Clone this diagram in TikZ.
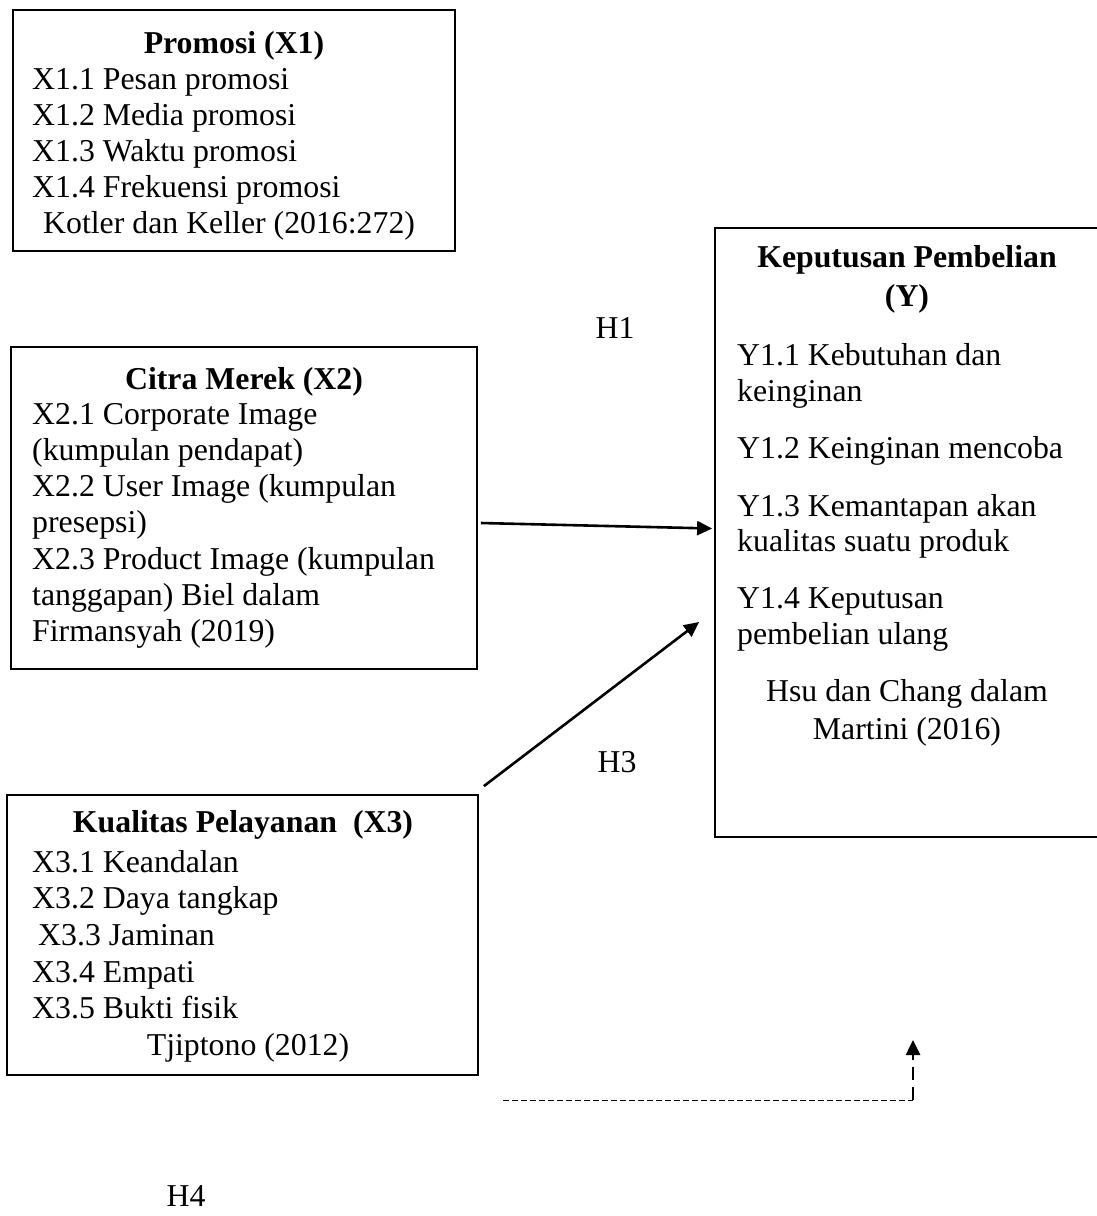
\documentclass[tikz,border=0pt]{standalone}
\usepackage{fontspec}
\setmainfont{Liberation Serif}
\usepackage{tikz}
\usetikzlibrary{arrows.meta,calc}

\newcommand{\bigtxt}{\fontsize{31.8}{36.5}\selectfont}

\tikzset{
  box/.style={draw, line width=1.8pt, inner sep=0pt},
  txt/.style={anchor=base west, inner sep=0pt},
  mid/.style={anchor=base, inner sep=0pt},
  ttl/.style={anchor=base, inner sep=0pt, font=\bigtxt\bfseries},
  arr/.style={-{Triangle[length=15pt,width=14pt]}, line width=2.6pt}
}

\begin{document}
\begin{tikzpicture}[x=1pt,y=-1pt,font=\bigtxt]
\useasboundingbox[fill=white] (0,0) rectangle (1097,1216);

% boxes
\node[box, minimum width=442pt, minimum height=241pt] (x1) at (234,130.5) {};
\node[box, minimum width=466pt, minimum height=322pt] (x2) at (244,508) {};
\node[box, minimum width=471pt, minimum height=280pt] (x3) at (242.5,935) {};
\node[box, minimum width=384pt, minimum height=609pt] (y) at (907,532.5) {};

% Promosi
\node[ttl] (t1) at (234,53) {Promosi (X1)};
\foreach \t [count=\i] in {X1.1 Pesan promosi, X1.2 Media promosi,
  X1.3 Waktu promosi, X1.4 Frekuensi promosi}
  \node[txt] (p\i) at (32,{89+36*(\i-1)}) {\t};
\node[txt] (s1) at (43,233) {Kotler dan Keller (2016:272)};

% Citra Merek
\node[ttl] (t2) at (244,389) {Citra Merek (X2)};
\foreach \t [count=\i] in {X2.1 Corporate Image, (kumpulan pendapat),
  X2.2 User Image (kumpulan, presepsi), X2.3 Product Image (kumpulan,
  tanggapan) Biel dalam, Firmansyah (2019)}
  \node[txt] (c\i) at (32,{424+36.3*(\i-1)}) {\t};

% Kualitas Pelayanan
\node[ttl] (t3) at (243,832) {Kualitas Pelayanan\ \ (X3)};
\node[txt] (k1) at (32,872) {X3.1 Keandalan};
\node[txt] (k2) at (32,908.7) {X3.2 Daya tangkap};
\node[txt] (k3) at (38,945.4) {X3.3 Jaminan};
\node[txt] (k4) at (32,982.1) {X3.4 Empati};
\node[txt] (k5) at (32,1018.8) {X3.5 Bukti fisik};
\node[mid] (s3) at (248,1055.5) {Tjiptono (2012)};

% Keputusan Pembelian
\node[ttl] (t4a) at (907,267) {Keputusan Pembelian};
\node[ttl] (t4b) at (907,306) {(Y)};
\node[txt] (y1a) at (737,365) {Y1.1 Kebutuhan dan};
\node[txt] (y1b) at (737,401) {keinginan};
\node[txt] (y2) at (737,458) {Y1.2 Keinginan mencoba};
\node[txt] (y3a) at (737,516) {Y1.3 Kemantapan akan};
\node[txt] (y3b) at (737,551) {kualitas suatu produk};
\node[txt] (y4a) at (737,608) {Y1.4 Keputusan};
\node[txt] (y4b) at (737,644) {pembelian ulang};
\node[mid] (s4a) at (907,701) {Hsu dan Chang dalam};
\node[mid] (s4b) at (907,739) {Martini (2016)};

% hipotesis
\node[mid] (h1) at (615,338) {H1};
\node[mid] (h3) at (617,772) {H3};
\node[mid] (h4) at (186,1206) {H4};

\draw[arr] ([shift={(3,15)}]x2.east) -- ([shift={(-2,-4)}]y.west);
\draw[arr] ([shift={(5,-8)}]x3.north east) -- ([shift={(-15,89.5)}]y.west);

\coordinate (d1) at (503,1100);
\coordinate (d2) at (913,1100);
\coordinate (d3) at (913,1040);
\draw[line width=1pt, dash pattern=on 6pt off 3pt] (d1) -- (d2);
\draw[arr, dash pattern=on 13pt off 7pt] (d2) -- (d3);
\end{tikzpicture}
\end{document}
★ ★ ★
_WHAT YOU NEED TO DO_: Look at the listing and set down only the lines from its start through the line with "(0,0) rectangle (1097,1216);", word for word and without pictures.

_FINISHED ANSWER_:
Clone this diagram in TikZ.
\documentclass[tikz,border=0pt]{standalone}
\usepackage{fontspec}
\setmainfont{Liberation Serif}
\usepackage{tikz}
\usetikzlibrary{arrows.meta,calc}

\newcommand{\bigtxt}{\fontsize{31.8}{36.5}\selectfont}

\tikzset{
  box/.style={draw, line width=1.8pt, inner sep=0pt},
  txt/.style={anchor=base west, inner sep=0pt},
  mid/.style={anchor=base, inner sep=0pt},
  ttl/.style={anchor=base, inner sep=0pt, font=\bigtxt\bfseries},
  arr/.style={-{Triangle[length=15pt,width=14pt]}, line width=2.6pt}
}

\begin{document}
\begin{tikzpicture}[x=1pt,y=-1pt,font=\bigtxt]
\useasboundingbox[fill=white] (0,0) rectangle (1097,1216);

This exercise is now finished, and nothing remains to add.